Performing/Presenting/Producing
  • Analyze, interpret, and select artistic work for presentation

    Students choose which dances to perform and explain why those pieces are worth sharing with an audience.

  • Develop and refine artistic techniques and work for presentation

    Students practice a dance sequence, then clean it up before showing it to others. The focus is on making the movement clearer and more intentional, not just memorizing the steps.

  • Convey meaning through the presentation of artistic work

    Students perform a dance for an audience with a clear purpose in mind, showing how movement can express a feeling, tell a story, or share an idea.

Responding
  • Perceive and analyze artistic work

    Students watch a dance and describe what they notice: how the dancer moves, where they travel, and how the movement changes from beginning to end.

  • Interpret intent and meaning in artistic work

    Students watch a dance and explain what they think the performer is feeling or trying to say. They use what they see in the movement to back up their thinking.

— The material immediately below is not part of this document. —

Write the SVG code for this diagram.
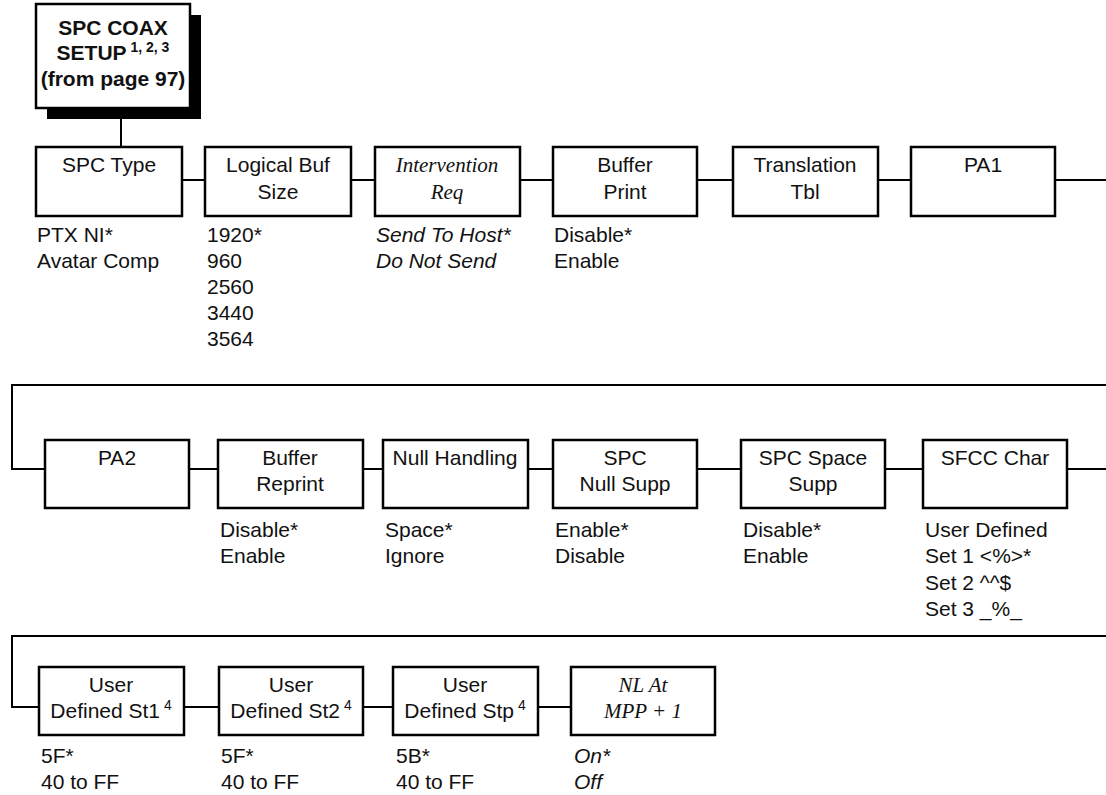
<svg xmlns="http://www.w3.org/2000/svg" width="1106" height="795" viewBox="0 0 1106 795">
<style>
.box{fill:#fff;stroke:#000;stroke-width:2.5}
.con{fill:none;stroke:#000;stroke-width:2}
.lbl{font-family:"Liberation Sans",Arial,sans-serif;font-size:21px;fill:#111;text-anchor:middle}
.ilbl{font-family:"Liberation Serif","Times New Roman",serif;font-style:italic;font-size:21px;fill:#111;text-anchor:middle}
.val{font-family:"Liberation Sans",Arial,sans-serif;font-size:21px;fill:#111}
.ival{font-family:"Liberation Sans",Arial,sans-serif;font-style:italic;font-size:21px;fill:#111}
.top{font-family:"Liberation Sans",Arial,sans-serif;font-weight:bold;font-size:21px;fill:#111;text-anchor:middle}
.sup{font-size:14px}
</style>
<g id="connectors">
<path class="con" d="M121 108V147"/>
<path class="con" d="M182 180H205M351 180H375M520 180H553M697 180H733M878 180H911M1055 180H1106"/>
<path class="con" d="M1106 385H12V469H45"/>
<path class="con" d="M189 469H218M363 469H383M528 469H553M697 469H741M885 469H923M1067 469H1106"/>
<path class="con" d="M1106 636H12V707H39"/>
<path class="con" d="M184 707H219M363 707H393M538 707H571"/>
</g>
<g id="n-top">
<rect x="47" y="15" width="154" height="104" fill="#000"/>
<rect class="box" x="36" y="4" width="154" height="104"/>
<text class="top" x="113" y="35">SPC COAX</text>
<text class="top" x="113" y="60">SETUP<tspan class="sup" dy="-8"> 1, 2, 3</tspan></text>
<text class="top" x="113" y="86">(from page 97)</text>
</g>
<g id="n-spctype">
<rect class="box" x="36" y="147" width="146" height="69"/>
<text class="lbl" x="109" y="172">SPC Type</text>
<text class="val" x="37" y="242">PTX NI*</text>
<text class="val" x="37" y="268">Avatar Comp</text>
</g>
<g id="n-logbuf">
<rect class="box" x="205" y="147" width="146" height="69"/>
<text class="lbl" x="278" y="172">Logical Buf</text>
<text class="lbl" x="278" y="199">Size</text>
<text class="val" x="207" y="242">1920*</text>
<text class="val" x="207" y="268">960</text>
<text class="val" x="207" y="294">2560</text>
<text class="val" x="207" y="320">3440</text>
<text class="val" x="207" y="346">3564</text>
</g>
<g id="n-intreq">
<rect class="box" x="375" y="147" width="145" height="69"/>
<text class="ilbl" x="447" y="172">Intervention</text>
<text class="ilbl" x="447" y="199">Req</text>
<text class="ival" x="376" y="242">Send To Host*</text>
<text class="ival" x="376" y="268">Do Not Send</text>
</g>
<g id="n-bufprint">
<rect class="box" x="553" y="147" width="144" height="69"/>
<text class="lbl" x="625" y="172">Buffer</text>
<text class="lbl" x="625" y="199">Print</text>
<text class="val" x="554" y="242">Disable*</text>
<text class="val" x="554" y="268">Enable</text>
</g>
<g id="n-transtbl">
<rect class="box" x="733" y="147" width="145" height="69"/>
<text class="lbl" x="805" y="172">Translation</text>
<text class="lbl" x="805" y="199">Tbl</text>
</g>
<g id="n-pa1">
<rect class="box" x="911" y="147" width="144" height="69"/>
<text class="lbl" x="983" y="172">PA1</text>
</g>
<g id="n-pa2">
<rect class="box" x="45" y="440" width="144" height="68"/>
<text class="lbl" x="117" y="465">PA2</text>
</g>
<g id="n-bufreprint">
<rect class="box" x="218" y="440" width="145" height="68"/>
<text class="lbl" x="290" y="465">Buffer</text>
<text class="lbl" x="290" y="491">Reprint</text>
<text class="val" x="220" y="537">Disable*</text>
<text class="val" x="220" y="563">Enable</text>
</g>
<g id="n-nullhandling">
<rect class="box" x="383" y="440" width="145" height="68"/>
<text class="lbl" x="455" y="465">Null Handling</text>
<text class="val" x="385" y="537">Space*</text>
<text class="val" x="385" y="563">Ignore</text>
</g>
<g id="n-spcnullsupp">
<rect class="box" x="553" y="440" width="144" height="68"/>
<text class="lbl" x="625" y="465">SPC</text>
<text class="lbl" x="625" y="491">Null Supp</text>
<text class="val" x="555" y="537">Enable*</text>
<text class="val" x="555" y="563">Disable</text>
</g>
<g id="n-spcspacesupp">
<rect class="box" x="741" y="440" width="144" height="68"/>
<text class="lbl" x="813" y="465">SPC Space</text>
<text class="lbl" x="813" y="491">Supp</text>
<text class="val" x="743" y="537">Disable*</text>
<text class="val" x="743" y="563">Enable</text>
</g>
<g id="n-sfccchar">
<rect class="box" x="923" y="440" width="144" height="68"/>
<text class="lbl" x="995" y="465">SFCC Char</text>
<text class="val" x="925" y="537">User Defined</text>
<text class="val" x="925" y="563">Set 1 &lt;%&gt;*</text>
<text class="val" x="925" y="590">Set 2 ^^$</text>
<text class="val" x="925" y="616">Set 3 _%_</text>
</g>
<g id="n-userst1">
<rect class="box" x="39" y="667" width="145" height="68"/>
<text class="lbl" x="111" y="692">User</text>
<text class="lbl" x="111" y="718">Defined St1<tspan class="sup" dy="-8"> 4</tspan></text>
<text class="val" x="41" y="763">5F*</text>
<text class="val" x="41" y="789">40 to FF</text>
</g>
<g id="n-userst2">
<rect class="box" x="219" y="667" width="144" height="68"/>
<text class="lbl" x="291" y="692">User</text>
<text class="lbl" x="291" y="718">Defined St2<tspan class="sup" dy="-8"> 4</tspan></text>
<text class="val" x="221" y="763">5F*</text>
<text class="val" x="221" y="789">40 to FF</text>
</g>
<g id="n-userstp">
<rect class="box" x="393" y="667" width="145" height="68"/>
<text class="lbl" x="465" y="692">User</text>
<text class="lbl" x="465" y="718">Defined Stp<tspan class="sup" dy="-8"> 4</tspan></text>
<text class="val" x="396" y="763">5B*</text>
<text class="val" x="396" y="789">40 to FF</text>
</g>
<g id="n-nlat">
<rect class="box" x="571" y="667" width="144" height="68"/>
<text class="ilbl" x="643" y="692">NL At</text>
<text class="ilbl" x="643" y="718">MPP + 1</text>
<text class="ival" x="574" y="763">On*</text>
<text class="ival" x="574" y="789">Off</text>
</g>
</svg>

  • Apply criteria to evaluate artistic work

    Students look at a dance and judge it using a clear set of criteria, such as whether the movements match the music or fit the mood. They explain what works and what could change, using specific reasons rather than just "I liked it."

Common Questions
  • What does dance class look like this year?

    Students make up short dances, practice steps and shapes, perform for classmates, and watch each other dance. They learn to explain why they made certain choices and what a dance might mean. The year covers making, performing, and responding to dance.

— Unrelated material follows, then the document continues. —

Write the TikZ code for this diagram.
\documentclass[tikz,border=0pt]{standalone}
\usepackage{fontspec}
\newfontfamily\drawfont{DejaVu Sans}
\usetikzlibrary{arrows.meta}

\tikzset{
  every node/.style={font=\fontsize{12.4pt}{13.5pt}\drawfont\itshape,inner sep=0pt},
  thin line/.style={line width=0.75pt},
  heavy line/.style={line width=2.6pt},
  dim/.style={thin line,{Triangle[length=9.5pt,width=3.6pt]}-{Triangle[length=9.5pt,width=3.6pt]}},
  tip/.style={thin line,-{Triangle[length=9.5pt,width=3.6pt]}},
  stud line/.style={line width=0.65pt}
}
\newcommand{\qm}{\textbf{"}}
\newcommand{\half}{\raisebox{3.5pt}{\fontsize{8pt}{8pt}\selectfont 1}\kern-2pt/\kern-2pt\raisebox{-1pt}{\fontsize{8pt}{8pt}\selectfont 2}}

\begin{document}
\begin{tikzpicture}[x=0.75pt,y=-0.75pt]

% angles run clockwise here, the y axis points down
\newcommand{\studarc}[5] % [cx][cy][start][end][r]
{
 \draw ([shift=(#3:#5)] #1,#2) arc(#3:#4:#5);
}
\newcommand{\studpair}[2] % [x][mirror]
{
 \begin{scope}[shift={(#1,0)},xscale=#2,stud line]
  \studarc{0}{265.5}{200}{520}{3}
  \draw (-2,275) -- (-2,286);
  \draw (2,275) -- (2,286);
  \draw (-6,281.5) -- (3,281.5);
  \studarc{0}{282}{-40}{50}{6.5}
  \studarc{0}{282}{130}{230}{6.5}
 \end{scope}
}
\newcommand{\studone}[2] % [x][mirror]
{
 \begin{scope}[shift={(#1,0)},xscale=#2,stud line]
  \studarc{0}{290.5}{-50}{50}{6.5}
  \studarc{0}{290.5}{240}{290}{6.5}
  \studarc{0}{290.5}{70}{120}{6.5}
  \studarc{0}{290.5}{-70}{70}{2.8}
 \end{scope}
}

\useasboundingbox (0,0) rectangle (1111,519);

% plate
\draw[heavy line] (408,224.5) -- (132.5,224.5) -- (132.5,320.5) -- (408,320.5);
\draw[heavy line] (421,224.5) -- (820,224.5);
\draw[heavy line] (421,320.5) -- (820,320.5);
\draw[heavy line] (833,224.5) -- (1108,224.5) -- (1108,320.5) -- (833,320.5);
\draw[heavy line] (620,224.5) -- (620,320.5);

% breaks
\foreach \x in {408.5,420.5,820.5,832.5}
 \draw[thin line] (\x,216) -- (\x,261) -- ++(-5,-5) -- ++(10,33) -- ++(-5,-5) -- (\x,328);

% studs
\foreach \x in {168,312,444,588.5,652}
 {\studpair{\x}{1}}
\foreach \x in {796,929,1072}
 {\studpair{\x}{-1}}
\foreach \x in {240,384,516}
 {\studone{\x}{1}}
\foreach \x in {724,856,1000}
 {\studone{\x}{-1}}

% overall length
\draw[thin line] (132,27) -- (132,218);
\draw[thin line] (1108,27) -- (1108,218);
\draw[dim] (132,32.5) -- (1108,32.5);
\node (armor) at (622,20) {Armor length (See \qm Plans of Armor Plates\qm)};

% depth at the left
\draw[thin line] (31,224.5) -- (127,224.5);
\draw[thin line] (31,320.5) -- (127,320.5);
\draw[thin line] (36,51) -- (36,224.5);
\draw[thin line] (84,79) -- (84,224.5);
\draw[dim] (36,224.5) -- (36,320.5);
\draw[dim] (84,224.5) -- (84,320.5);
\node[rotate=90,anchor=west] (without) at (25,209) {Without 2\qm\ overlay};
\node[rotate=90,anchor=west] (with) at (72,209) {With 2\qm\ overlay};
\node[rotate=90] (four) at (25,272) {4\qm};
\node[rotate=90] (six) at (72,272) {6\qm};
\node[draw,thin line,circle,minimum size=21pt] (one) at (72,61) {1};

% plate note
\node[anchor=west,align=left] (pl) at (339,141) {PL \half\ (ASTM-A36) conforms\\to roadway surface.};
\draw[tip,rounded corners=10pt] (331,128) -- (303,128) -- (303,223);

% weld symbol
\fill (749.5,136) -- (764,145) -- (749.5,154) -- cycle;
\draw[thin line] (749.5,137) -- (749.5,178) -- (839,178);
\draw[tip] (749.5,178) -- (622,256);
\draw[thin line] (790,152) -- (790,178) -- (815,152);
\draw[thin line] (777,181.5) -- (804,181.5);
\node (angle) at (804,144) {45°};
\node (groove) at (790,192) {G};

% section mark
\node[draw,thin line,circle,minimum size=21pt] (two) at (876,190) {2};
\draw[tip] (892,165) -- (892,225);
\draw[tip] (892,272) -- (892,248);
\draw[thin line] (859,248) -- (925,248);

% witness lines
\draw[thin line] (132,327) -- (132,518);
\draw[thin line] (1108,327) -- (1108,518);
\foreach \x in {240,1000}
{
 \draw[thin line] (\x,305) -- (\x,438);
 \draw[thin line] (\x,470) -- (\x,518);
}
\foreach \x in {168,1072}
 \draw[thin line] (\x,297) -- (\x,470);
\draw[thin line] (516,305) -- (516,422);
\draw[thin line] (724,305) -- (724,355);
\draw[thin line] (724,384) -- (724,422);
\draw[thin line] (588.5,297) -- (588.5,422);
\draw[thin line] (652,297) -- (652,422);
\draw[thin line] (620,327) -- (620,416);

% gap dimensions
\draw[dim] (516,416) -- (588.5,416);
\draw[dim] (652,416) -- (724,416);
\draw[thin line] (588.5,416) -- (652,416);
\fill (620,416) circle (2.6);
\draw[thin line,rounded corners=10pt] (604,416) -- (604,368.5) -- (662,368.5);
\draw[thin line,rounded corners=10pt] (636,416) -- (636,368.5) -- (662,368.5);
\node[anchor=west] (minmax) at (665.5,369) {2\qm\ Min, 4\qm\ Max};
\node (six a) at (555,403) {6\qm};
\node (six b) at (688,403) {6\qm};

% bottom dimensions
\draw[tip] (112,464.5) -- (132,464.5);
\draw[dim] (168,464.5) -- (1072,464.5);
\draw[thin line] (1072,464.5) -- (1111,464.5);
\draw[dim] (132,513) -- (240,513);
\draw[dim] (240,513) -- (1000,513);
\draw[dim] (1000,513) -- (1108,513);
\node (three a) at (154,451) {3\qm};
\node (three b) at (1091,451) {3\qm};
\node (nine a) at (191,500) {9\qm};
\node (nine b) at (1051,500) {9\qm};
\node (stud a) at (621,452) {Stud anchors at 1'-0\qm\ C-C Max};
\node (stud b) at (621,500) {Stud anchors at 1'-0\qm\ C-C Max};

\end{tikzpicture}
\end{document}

  • How can I help at home if my child is shy about dancing?

    Put on a song and move together for five minutes. Ask what kind of movement the music makes them want to do, fast or slow, big or small. Dancing with a parent in the living room takes the pressure off performing in front of others.

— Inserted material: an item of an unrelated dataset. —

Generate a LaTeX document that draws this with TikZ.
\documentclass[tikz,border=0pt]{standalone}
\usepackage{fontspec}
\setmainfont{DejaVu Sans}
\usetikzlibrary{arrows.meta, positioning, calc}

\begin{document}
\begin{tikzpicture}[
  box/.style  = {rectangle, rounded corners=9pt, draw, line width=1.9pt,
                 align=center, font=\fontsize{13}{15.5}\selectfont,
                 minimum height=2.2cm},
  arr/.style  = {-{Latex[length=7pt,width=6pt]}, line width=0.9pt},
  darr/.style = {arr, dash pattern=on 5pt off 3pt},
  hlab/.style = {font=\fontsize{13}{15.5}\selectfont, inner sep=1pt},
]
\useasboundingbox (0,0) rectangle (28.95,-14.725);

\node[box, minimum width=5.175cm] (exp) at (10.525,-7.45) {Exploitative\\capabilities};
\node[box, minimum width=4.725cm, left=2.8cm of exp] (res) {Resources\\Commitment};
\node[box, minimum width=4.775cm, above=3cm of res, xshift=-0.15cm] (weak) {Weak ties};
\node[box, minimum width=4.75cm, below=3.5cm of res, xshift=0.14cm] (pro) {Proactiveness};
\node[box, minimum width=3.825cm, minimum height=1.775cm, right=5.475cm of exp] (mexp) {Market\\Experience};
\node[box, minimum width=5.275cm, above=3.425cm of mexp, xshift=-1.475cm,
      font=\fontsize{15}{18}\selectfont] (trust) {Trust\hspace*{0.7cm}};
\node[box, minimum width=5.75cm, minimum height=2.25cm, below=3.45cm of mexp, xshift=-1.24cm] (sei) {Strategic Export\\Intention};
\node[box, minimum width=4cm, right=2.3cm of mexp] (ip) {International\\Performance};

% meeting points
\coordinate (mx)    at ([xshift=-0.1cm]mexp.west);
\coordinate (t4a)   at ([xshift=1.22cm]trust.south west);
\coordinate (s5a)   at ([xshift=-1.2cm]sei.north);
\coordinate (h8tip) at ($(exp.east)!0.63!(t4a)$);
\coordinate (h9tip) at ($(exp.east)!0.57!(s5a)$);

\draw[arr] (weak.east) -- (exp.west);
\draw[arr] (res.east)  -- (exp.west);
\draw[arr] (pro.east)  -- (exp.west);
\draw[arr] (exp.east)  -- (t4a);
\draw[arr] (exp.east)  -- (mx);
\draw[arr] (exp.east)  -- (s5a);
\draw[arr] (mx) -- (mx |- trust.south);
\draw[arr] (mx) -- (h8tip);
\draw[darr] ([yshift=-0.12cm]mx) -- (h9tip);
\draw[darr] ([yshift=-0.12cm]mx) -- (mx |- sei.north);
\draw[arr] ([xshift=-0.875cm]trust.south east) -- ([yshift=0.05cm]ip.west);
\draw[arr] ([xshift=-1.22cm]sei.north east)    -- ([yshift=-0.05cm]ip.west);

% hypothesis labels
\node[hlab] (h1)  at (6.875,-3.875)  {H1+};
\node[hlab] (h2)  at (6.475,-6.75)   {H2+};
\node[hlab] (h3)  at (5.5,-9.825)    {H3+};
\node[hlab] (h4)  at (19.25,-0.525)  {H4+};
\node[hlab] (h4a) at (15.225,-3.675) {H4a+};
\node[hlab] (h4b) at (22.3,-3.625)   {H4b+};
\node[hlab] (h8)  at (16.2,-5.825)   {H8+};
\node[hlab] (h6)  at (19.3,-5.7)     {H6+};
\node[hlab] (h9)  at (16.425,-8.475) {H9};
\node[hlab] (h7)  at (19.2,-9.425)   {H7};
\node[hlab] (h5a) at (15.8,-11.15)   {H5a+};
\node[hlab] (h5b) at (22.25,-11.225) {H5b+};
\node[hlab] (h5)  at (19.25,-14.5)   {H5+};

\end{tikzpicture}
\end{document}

  • Does my child need to memorize specific dance steps?

    Not really. The focus is on using the body in different ways, such as levels, speed, and shape, and on putting movements together with a beginning, middle, and end. Recognizing a few basic moves helps, but creating and explaining matters more than memorizing.

  • How should I sequence the year?

    Start with body awareness and movement basics like shape, level, and tempo. Move into short creation tasks where students build phrases with a clear beginning and end. Save deeper work on meaning, cultural context, and peer feedback for the second half of the year, once vocabulary is solid.

  • What does mastery look like by the end of the year?

    Students can build a short dance from an idea or experience, perform it with control, and talk about what choices they made. They can also watch a classmate's dance and say what they noticed and what it might mean, using simple dance words.

  • How do I help my child talk about a dance they saw?

    Watch a short dance clip together and ask three questions: What did the dancers do with their bodies? How did it make you feel? Why do you think the choreographer made it that way? This is the same kind of thinking students practice in class.

  • Which skills usually need the most reteaching?

    Giving useful feedback to peers and connecting movement choices to meaning are the hardest parts. Students can usually copy steps, but explaining why a slow movement feels sad or how a cultural dance tells a story takes repeated practice with shared vocabulary.

  • How is dance connected to other subjects?

    Students draw on personal experiences, stories, and cultural traditions to build dances, which ties into reading and social studies. Counting beats and noticing patterns in movement also connects to math. Dance is a place where what they learn elsewhere shows up in their bodies.